Despite experimenting with various locations and elevations for the Ineffective area, I couldn’t find a solution. Even extending the bridge length to over 800 feet did not mitigate the impact. However, after implementing a strategy to block the left side of the bridge cross-section with a higher chord value for both the existing and proposed conditions, the impact was successfully eliminated. I blocked that part because left part of the cross section is not part of the roadway.

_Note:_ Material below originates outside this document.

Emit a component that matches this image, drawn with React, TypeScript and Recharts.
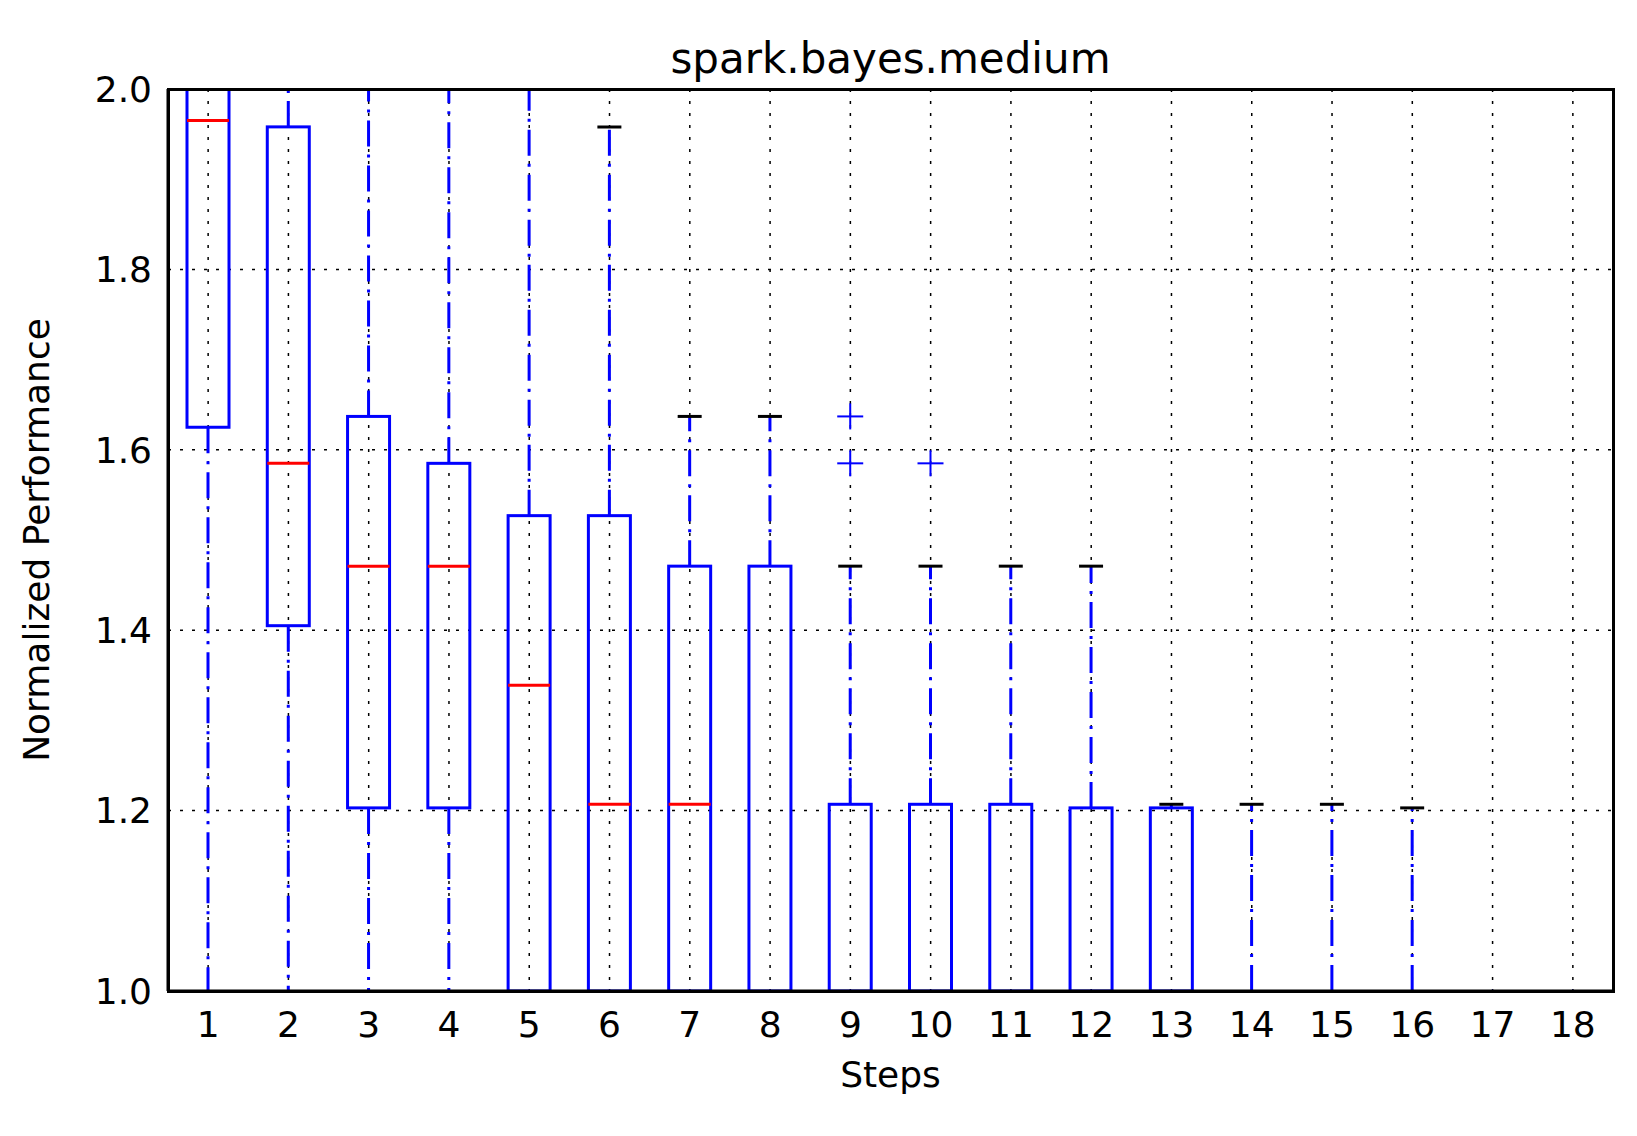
import React from 'react';
import { ComposedChart, Bar, XAxis, YAxis, CartesianGrid } from 'recharts';

const steps = ['1','2','3','4','5','6','7','8','9','10','11','12','13','14','15','16','17','18'];
const q1 = [1.625,1.405,1.203,1.203,1.0,1.0,1.0,1.0,1.0,1.0,1.0,1.0,1.0,1.0,1.0,1.0,1.0,1.0];
const med = [1.965,1.585,1.471,1.471,1.339,1.207,1.207,1.0,1.0,1.0,1.0,1.0,1.0,1.0,1.0,1.0,1.0,1.0];
const q3 = [2.1,1.958,1.637,1.585,1.527,1.527,1.471,1.471,1.207,1.207,1.207,1.203,1.203,1.0,1.0,1.0,1.0,1.0];
const lo = [1.0,1.0,1.0,1.0,1.0,1.0,1.0,1.0,1.0,1.0,1.0,1.0,1.0,1.0,1.0,1.0,1.0,1.0];
const hi = [2.5,2.5,2.5,2.5,2.5,1.958,1.637,1.637,1.471,1.471,1.471,1.471,1.207,1.207,1.207,1.203,1.0,1.0];
const outliers: number[][] = [[],[],[],[],[],[],[],[],[1.585,1.637],[1.585],[],[],[],[],[],[],[],[]];
const yTicks = [1.0,1.2,1.4,1.6,1.8,2.0];

const data = steps.map((s, i) => ({ step: s, ref: [1, 2], q1: q1[i], med: med[i], q3: q3[i], lo: lo[i], hi: hi[i], out: outliers[i] }));

const BoxShape = (props: any) => {
  const { x, y, width, height, payload } = props;
  const py = (v: number) => y + height * (2 - Math.min(Math.max(v, 1), 2));
  const cx = x + width / 2;
  const top = py(payload.q3), bot = py(payload.q1);
  const dash = '26 8 3 8';
  return (
    <g>
      <line x1={cx} x2={cx} y1={bot} y2={py(payload.lo)} stroke="#0000ff" strokeWidth={3} strokeDasharray={dash} />
      <line x1={cx} x2={cx} y1={top} y2={py(payload.hi)} stroke="#0000ff" strokeWidth={3} strokeDasharray={dash} />
      {payload.hi <= 2 && payload.hi > 1 && (
        <line x1={cx - 12} x2={cx + 12} y1={py(payload.hi)} y2={py(payload.hi)} stroke="#000" strokeWidth={3} />
      )}
      <rect x={x} y={top} width={width} height={Math.max(bot - top, 0)} fill="none" stroke="#0000ff" strokeWidth={3} />
      {payload.med > 1 && (
        <line x1={x} x2={x + width} y1={py(payload.med)} y2={py(payload.med)} stroke="#ff0000" strokeWidth={3} />
      )}
      {payload.out.map((o: number, k: number) => (
        <g key={k} stroke="#0000ff" strokeWidth={2}>
          <line x1={cx - 13} x2={cx + 13} y1={py(o)} y2={py(o)} />
          <line x1={cx} x2={cx} y1={py(o) - 13} y2={py(o) + 13} />
        </g>
      ))}
    </g>
  );
};

export default function App() {
  const font = { fontFamily: 'DejaVu Sans', fontSize: 36, fill: '#000' };
  return (
    <div style={{ position: 'relative', width: 1621, height: 1120, fontFamily: 'DejaVu Sans' }}>
      <div style={{ position: 'absolute', left: 160, width: 1445, top: 26, textAlign: 'center', fontSize: 42 }}>spark.bayes.medium</div>
      <ComposedChart width={1621} height={1120} data={data} margin={{ top: 81, right: 16, bottom: 77, left: 80 }}>
        <CartesianGrid stroke="#000" strokeDasharray="3 9" strokeWidth={1.5} />
        <XAxis dataKey="step" tick={font} tickLine={false} axisLine={{ stroke: '#000', strokeWidth: 3 }} height={60} tickMargin={14}
          label={{ value: 'Steps', position: 'insideBottom', offset: -36, style: font }} />
        <YAxis type="number" domain={[1, 2]} ticks={yTicks} allowDataOverflow tick={font} tickLine={false}
          tickFormatter={(v: number) => v.toFixed(1)} axisLine={{ stroke: '#000', strokeWidth: 3 }} width={80} tickMargin={10}
          label={{ value: 'Normalized Performance', angle: -90, position: 'insideLeft', offset: -52, style: { ...font, textAnchor: 'middle' } }} />
        <Bar dataKey="ref" barSize={42} shape={BoxShape} isAnimationActive={false} />
      </ComposedChart>
      <div style={{ position: 'absolute', left: 158.5, top: 79.5, width: 1448, height: 905, border: '3px solid #000', boxSizing: 'border-box', pointerEvents: 'none' }} />
    </div>
  );
}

I want to mention that in the previous configuration, there was a significant weir flow of 13,000 cubic feet per second (cfs) for the existing condition. Following the proposed changes, the weir flow has now reduced to 8,000 cfs. Additionally, for the proposed condition, I have achieved a weir flow of 1,000 cfs. I was wondering if it is the right approach to do this model.
Chris Goodell
on November 27, 2023Bridges can be tricky. It is normal with a wider bridge to see an increase in the water level within the bridge footprint. However, you should see a decrease in water level upstream. I like to focus on cross section layout (see the 4 section layout guidance), and smooth transitions with ineffective flow areas. Make sure you set your IFA trigger elevations so that your flow distribution is consistent upstream to downstream of the bridge.
Mina
on November 28, 2023Thank you for responding. I successfully addressed the issue by modifying the high flow calculation method to the energy approach, replacing the weir/pressure method for both existing and proposed conditions. As a result, there is a 0.06 ft rise in the internal bridge downstream cross-section. Other cross-sections remain unaffected. However, I observed inconsistent flow distribution. Upstream of the bridge, the distribution is 31.3%, 54.6%, and 14.1%, while downstream it is 44.9%, 38.1%, and 17%. What is your opinion on the acceptability of this model? Thanks.